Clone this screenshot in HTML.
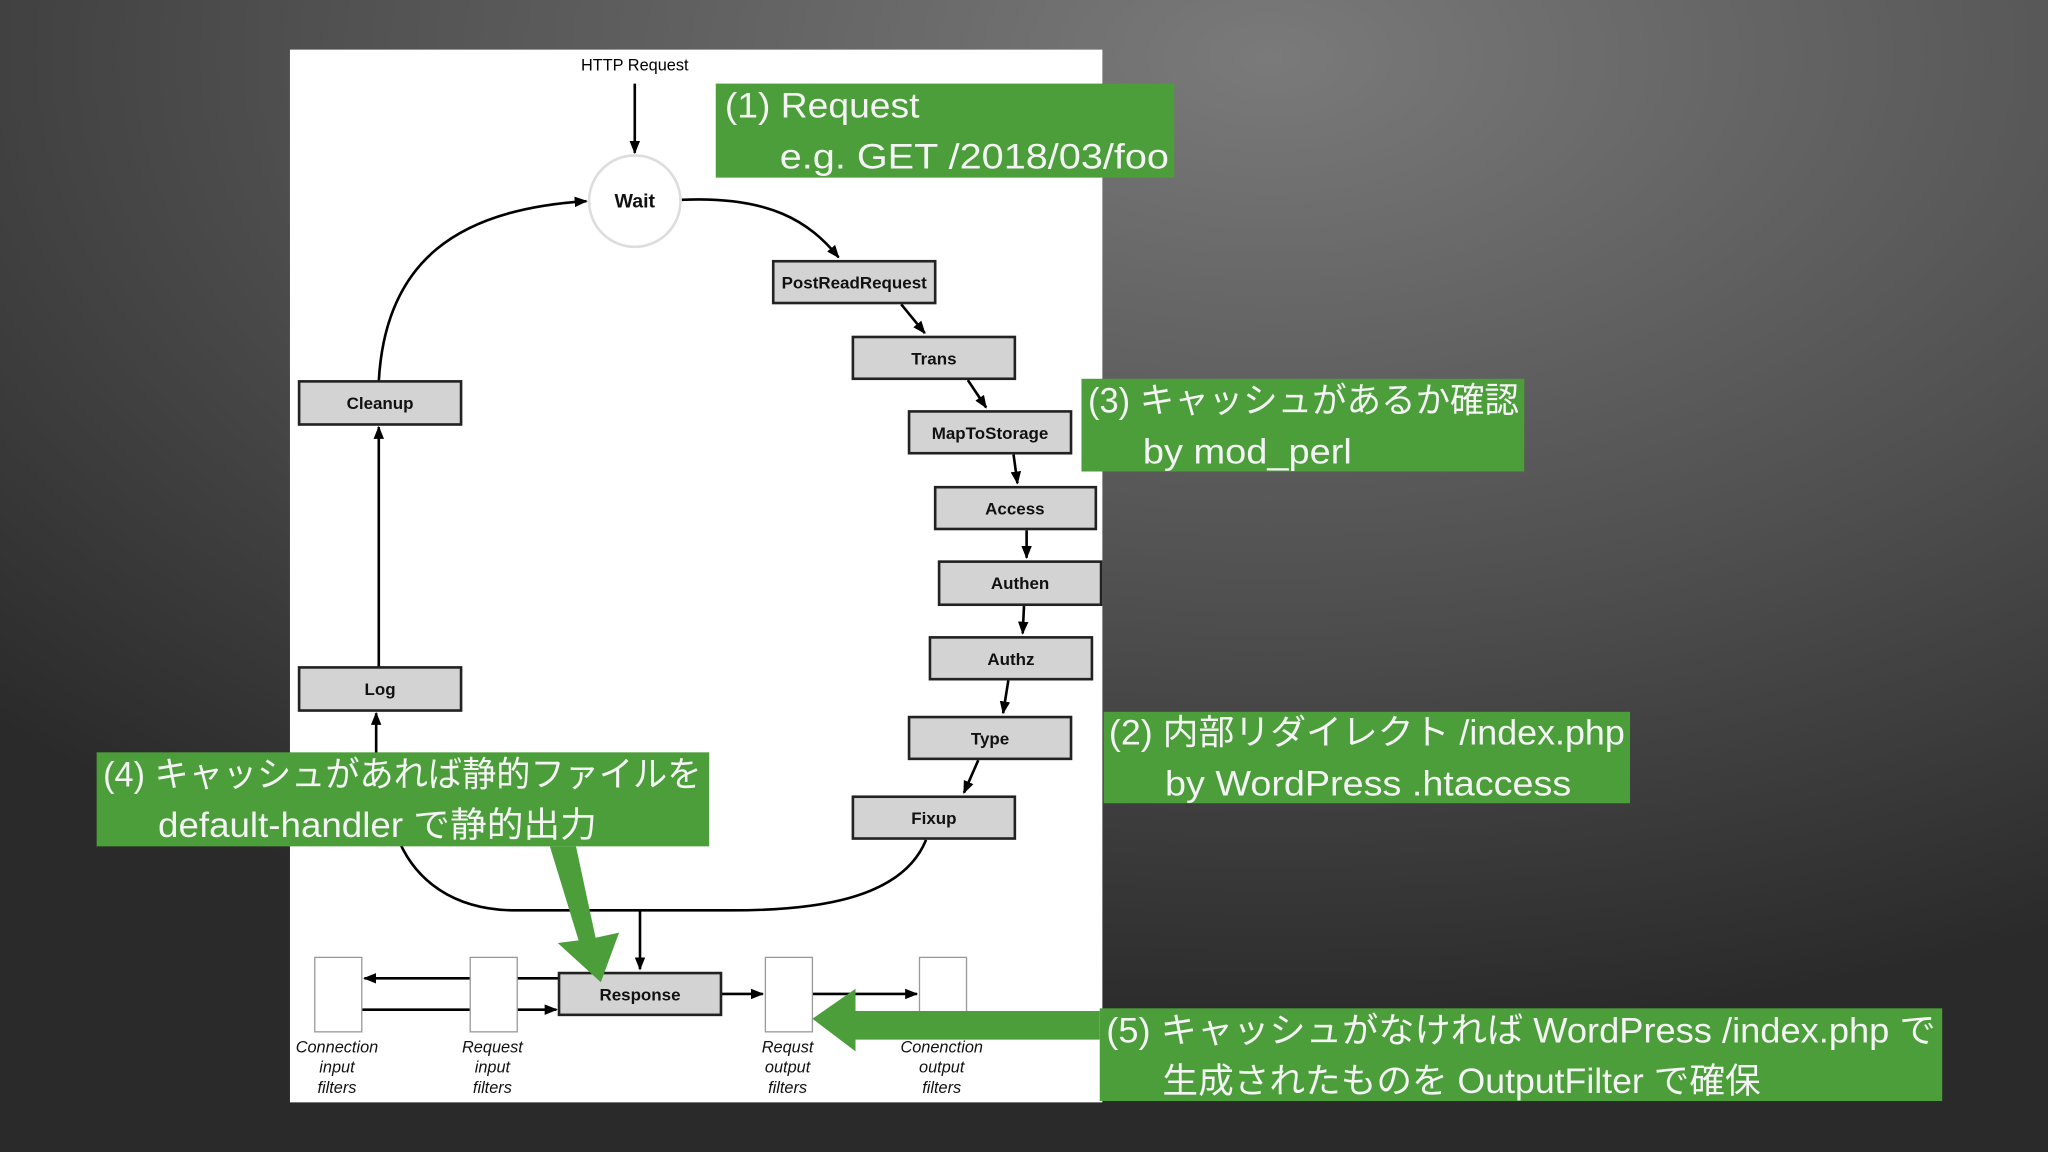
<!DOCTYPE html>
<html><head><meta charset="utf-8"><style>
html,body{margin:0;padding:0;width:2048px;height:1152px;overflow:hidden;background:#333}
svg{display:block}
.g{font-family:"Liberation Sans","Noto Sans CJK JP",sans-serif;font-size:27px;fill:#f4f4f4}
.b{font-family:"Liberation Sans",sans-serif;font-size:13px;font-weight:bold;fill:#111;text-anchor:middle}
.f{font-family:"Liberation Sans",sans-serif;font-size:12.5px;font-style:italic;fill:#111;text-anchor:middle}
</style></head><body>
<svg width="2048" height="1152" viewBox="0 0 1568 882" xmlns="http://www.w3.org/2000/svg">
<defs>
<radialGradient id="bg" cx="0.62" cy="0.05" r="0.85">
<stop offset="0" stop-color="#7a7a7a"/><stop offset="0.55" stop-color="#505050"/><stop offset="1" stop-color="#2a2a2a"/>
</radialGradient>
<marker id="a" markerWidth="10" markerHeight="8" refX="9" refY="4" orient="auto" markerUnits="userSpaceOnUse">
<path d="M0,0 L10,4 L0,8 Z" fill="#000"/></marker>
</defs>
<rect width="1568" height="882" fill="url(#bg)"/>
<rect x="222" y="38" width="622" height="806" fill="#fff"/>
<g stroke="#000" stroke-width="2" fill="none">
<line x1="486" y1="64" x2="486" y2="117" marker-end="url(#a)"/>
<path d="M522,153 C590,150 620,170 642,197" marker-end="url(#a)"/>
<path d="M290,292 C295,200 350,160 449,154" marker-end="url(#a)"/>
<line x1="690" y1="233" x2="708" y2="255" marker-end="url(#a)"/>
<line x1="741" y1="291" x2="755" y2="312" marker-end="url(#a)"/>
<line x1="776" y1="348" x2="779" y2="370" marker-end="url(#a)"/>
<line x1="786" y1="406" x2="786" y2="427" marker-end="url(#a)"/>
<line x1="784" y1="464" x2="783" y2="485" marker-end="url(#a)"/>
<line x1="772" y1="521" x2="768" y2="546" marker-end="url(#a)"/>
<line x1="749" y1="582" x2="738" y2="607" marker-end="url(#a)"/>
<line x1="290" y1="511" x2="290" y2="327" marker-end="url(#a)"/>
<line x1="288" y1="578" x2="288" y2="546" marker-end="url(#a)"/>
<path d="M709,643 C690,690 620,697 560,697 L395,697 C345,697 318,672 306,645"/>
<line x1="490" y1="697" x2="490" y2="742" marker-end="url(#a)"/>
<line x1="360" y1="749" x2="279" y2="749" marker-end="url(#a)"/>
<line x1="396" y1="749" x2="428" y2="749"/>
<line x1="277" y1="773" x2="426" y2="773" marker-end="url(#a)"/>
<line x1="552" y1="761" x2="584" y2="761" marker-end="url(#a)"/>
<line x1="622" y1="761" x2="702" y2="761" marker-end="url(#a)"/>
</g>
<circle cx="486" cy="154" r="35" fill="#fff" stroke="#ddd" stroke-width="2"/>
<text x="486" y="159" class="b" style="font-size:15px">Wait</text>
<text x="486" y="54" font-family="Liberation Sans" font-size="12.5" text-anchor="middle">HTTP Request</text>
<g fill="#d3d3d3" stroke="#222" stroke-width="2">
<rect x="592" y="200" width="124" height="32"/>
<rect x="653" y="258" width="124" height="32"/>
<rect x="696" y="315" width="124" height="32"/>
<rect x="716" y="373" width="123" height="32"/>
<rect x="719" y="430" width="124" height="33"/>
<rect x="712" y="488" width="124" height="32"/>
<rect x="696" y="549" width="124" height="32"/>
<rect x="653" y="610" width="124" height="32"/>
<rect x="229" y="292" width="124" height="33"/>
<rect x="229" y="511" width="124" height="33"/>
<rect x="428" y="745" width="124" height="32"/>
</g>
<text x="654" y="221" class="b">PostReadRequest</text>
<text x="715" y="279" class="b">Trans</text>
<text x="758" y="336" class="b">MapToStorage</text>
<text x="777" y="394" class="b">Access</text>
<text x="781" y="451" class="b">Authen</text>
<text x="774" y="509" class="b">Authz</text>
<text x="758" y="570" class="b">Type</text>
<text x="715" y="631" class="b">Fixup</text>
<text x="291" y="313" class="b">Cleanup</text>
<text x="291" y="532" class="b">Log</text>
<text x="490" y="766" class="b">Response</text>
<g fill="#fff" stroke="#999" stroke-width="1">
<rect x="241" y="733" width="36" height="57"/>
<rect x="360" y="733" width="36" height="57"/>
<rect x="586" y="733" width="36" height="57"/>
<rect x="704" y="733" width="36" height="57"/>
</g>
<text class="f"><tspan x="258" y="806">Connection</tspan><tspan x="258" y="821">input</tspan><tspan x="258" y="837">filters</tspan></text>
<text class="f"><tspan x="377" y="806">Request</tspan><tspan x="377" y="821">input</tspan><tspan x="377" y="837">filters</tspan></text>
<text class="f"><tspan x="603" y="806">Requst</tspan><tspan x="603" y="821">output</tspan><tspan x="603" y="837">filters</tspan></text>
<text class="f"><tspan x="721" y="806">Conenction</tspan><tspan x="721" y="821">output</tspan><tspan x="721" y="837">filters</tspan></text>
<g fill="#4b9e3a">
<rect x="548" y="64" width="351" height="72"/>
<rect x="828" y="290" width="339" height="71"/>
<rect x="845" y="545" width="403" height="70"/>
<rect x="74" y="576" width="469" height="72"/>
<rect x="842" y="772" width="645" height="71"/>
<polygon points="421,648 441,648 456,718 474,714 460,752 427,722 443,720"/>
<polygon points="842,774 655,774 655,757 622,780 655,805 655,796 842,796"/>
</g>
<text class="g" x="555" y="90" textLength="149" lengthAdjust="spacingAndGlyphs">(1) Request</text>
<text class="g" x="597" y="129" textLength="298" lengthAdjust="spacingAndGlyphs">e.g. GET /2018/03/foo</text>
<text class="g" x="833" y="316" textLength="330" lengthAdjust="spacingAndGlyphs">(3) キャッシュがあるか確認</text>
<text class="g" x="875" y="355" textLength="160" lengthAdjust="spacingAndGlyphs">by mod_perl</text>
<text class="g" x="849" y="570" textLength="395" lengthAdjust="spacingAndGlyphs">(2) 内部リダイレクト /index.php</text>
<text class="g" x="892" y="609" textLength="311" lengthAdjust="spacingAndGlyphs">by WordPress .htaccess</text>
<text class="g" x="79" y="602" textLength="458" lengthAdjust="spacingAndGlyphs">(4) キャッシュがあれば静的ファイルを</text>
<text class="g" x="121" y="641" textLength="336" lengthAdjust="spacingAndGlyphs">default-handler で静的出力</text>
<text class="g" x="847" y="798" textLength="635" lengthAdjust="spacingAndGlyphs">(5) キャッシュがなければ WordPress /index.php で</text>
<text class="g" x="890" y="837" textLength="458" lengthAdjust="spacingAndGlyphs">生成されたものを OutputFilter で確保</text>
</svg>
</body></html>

==============================

Without the pictures, retype the whole of the material above exactly.

:: Correct answer ::
Clone this screenshot in HTML.
<!DOCTYPE html>
<html><head><meta charset="utf-8"><style>
html,body{margin:0;padding:0;width:2048px;height:1152px;overflow:hidden;background:#333}
svg{display:block}
.g{font-family:"Liberation Sans","Noto Sans CJK JP",sans-serif;font-size:27px;fill:#f4f4f4}
.b{font-family:"Liberation Sans",sans-serif;font-size:13px;font-weight:bold;fill:#111;text-anchor:middle}
.f{font-family:"Liberation Sans",sans-serif;font-size:12.5px;font-style:italic;fill:#111;text-anchor:middle}
</style></head><body>
<svg width="2048" height="1152" viewBox="0 0 1568 882" xmlns="http://www.w3.org/2000/svg">
<defs>
<radialGradient id="bg" cx="0.62" cy="0.05" r="0.85">
<stop offset="0" stop-color="#7a7a7a"/><stop offset="0.55" stop-color="#505050"/><stop offset="1" stop-color="#2a2a2a"/>
</radialGradient>
<marker id="a" markerWidth="10" markerHeight="8" refX="9" refY="4" orient="auto" markerUnits="userSpaceOnUse">
<path d="M0,0 L10,4 L0,8 Z" fill="#000"/></marker>
</defs>
<rect width="1568" height="882" fill="url(#bg)"/>
<rect x="222" y="38" width="622" height="806" fill="#fff"/>
<g stroke="#000" stroke-width="2" fill="none">
<line x1="486" y1="64" x2="486" y2="117" marker-end="url(#a)"/>
<path d="M522,153 C590,150 620,170 642,197" marker-end="url(#a)"/>
<path d="M290,292 C295,200 350,160 449,154" marker-end="url(#a)"/>
<line x1="690" y1="233" x2="708" y2="255" marker-end="url(#a)"/>
<line x1="741" y1="291" x2="755" y2="312" marker-end="url(#a)"/>
<line x1="776" y1="348" x2="779" y2="370" marker-end="url(#a)"/>
<line x1="786" y1="406" x2="786" y2="427" marker-end="url(#a)"/>
<line x1="784" y1="464" x2="783" y2="485" marker-end="url(#a)"/>
<line x1="772" y1="521" x2="768" y2="546" marker-end="url(#a)"/>
<line x1="749" y1="582" x2="738" y2="607" marker-end="url(#a)"/>
<line x1="290" y1="511" x2="290" y2="327" marker-end="url(#a)"/>
<line x1="288" y1="578" x2="288" y2="546" marker-end="url(#a)"/>
<path d="M709,643 C690,690 620,697 560,697 L395,697 C345,697 318,672 306,645"/>
<line x1="490" y1="697" x2="490" y2="742" marker-end="url(#a)"/>
<line x1="360" y1="749" x2="279" y2="749" marker-end="url(#a)"/>
<line x1="396" y1="749" x2="428" y2="749"/>
<line x1="277" y1="773" x2="426" y2="773" marker-end="url(#a)"/>
<line x1="552" y1="761" x2="584" y2="761" marker-end="url(#a)"/>
<line x1="622" y1="761" x2="702" y2="761" marker-end="url(#a)"/>
</g>
<circle cx="486" cy="154" r="35" fill="#fff" stroke="#ddd" stroke-width="2"/>
<text x="486" y="159" class="b" style="font-size:15px">Wait</text>
<text x="486" y="54" font-family="Liberation Sans" font-size="12.5" text-anchor="middle">HTTP Request</text>
<g fill="#d3d3d3" stroke="#222" stroke-width="2">
<rect x="592" y="200" width="124" height="32"/>
<rect x="653" y="258" width="124" height="32"/>
<rect x="696" y="315" width="124" height="32"/>
<rect x="716" y="373" width="123" height="32"/>
<rect x="719" y="430" width="124" height="33"/>
<rect x="712" y="488" width="124" height="32"/>
<rect x="696" y="549" width="124" height="32"/>
<rect x="653" y="610" width="124" height="32"/>
<rect x="229" y="292" width="124" height="33"/>
<rect x="229" y="511" width="124" height="33"/>
<rect x="428" y="745" width="124" height="32"/>
</g>
<text x="654" y="221" class="b">PostReadRequest</text>
<text x="715" y="279" class="b">Trans</text>
<text x="758" y="336" class="b">MapToStorage</text>
<text x="777" y="394" class="b">Access</text>
<text x="781" y="451" class="b">Authen</text>
<text x="774" y="509" class="b">Authz</text>
<text x="758" y="570" class="b">Type</text>
<text x="715" y="631" class="b">Fixup</text>
<text x="291" y="313" class="b">Cleanup</text>
<text x="291" y="532" class="b">Log</text>
<text x="490" y="766" class="b">Response</text>
<g fill="#fff" stroke="#999" stroke-width="1">
<rect x="241" y="733" width="36" height="57"/>
<rect x="360" y="733" width="36" height="57"/>
<rect x="586" y="733" width="36" height="57"/>
<rect x="704" y="733" width="36" height="57"/>
</g>
<text class="f"><tspan x="258" y="806">Connection</tspan><tspan x="258" y="821">input</tspan><tspan x="258" y="837">filters</tspan></text>
<text class="f"><tspan x="377" y="806">Request</tspan><tspan x="377" y="821">input</tspan><tspan x="377" y="837">filters</tspan></text>
<text class="f"><tspan x="603" y="806">Requst</tspan><tspan x="603" y="821">output</tspan><tspan x="603" y="837">filters</tspan></text>
<text class="f"><tspan x="721" y="806">Conenction</tspan><tspan x="721" y="821">output</tspan><tspan x="721" y="837">filters</tspan></text>
<g fill="#4b9e3a">
<rect x="548" y="64" width="351" height="72"/>
<rect x="828" y="290" width="339" height="71"/>
<rect x="845" y="545" width="403" height="70"/>
<rect x="74" y="576" width="469" height="72"/>
<rect x="842" y="772" width="645" height="71"/>
<polygon points="421,648 441,648 456,718 474,714 460,752 427,722 443,720"/>
<polygon points="842,774 655,774 655,757 622,780 655,805 655,796 842,796"/>
</g>
<text class="g" x="555" y="90" textLength="149" lengthAdjust="spacingAndGlyphs">(1) Request</text>
<text class="g" x="597" y="129" textLength="298" lengthAdjust="spacingAndGlyphs">e.g. GET /2018/03/foo</text>
<text class="g" x="833" y="316" textLength="330" lengthAdjust="spacingAndGlyphs">(3) キャッシュがあるか確認</text>
<text class="g" x="875" y="355" textLength="160" lengthAdjust="spacingAndGlyphs">by mod_perl</text>
<text class="g" x="849" y="570" textLength="395" lengthAdjust="spacingAndGlyphs">(2) 内部リダイレクト /index.php</text>
<text class="g" x="892" y="609" textLength="311" lengthAdjust="spacingAndGlyphs">by WordPress .htaccess</text>
<text class="g" x="79" y="602" textLength="458" lengthAdjust="spacingAndGlyphs">(4) キャッシュがあれば静的ファイルを</text>
<text class="g" x="121" y="641" textLength="336" lengthAdjust="spacingAndGlyphs">default-handler で静的出力</text>
<text class="g" x="847" y="798" textLength="635" lengthAdjust="spacingAndGlyphs">(5) キャッシュがなければ WordPress /index.php で</text>
<text class="g" x="890" y="837" textLength="458" lengthAdjust="spacingAndGlyphs">生成されたものを OutputFilter で確保</text>
</svg>
</body></html>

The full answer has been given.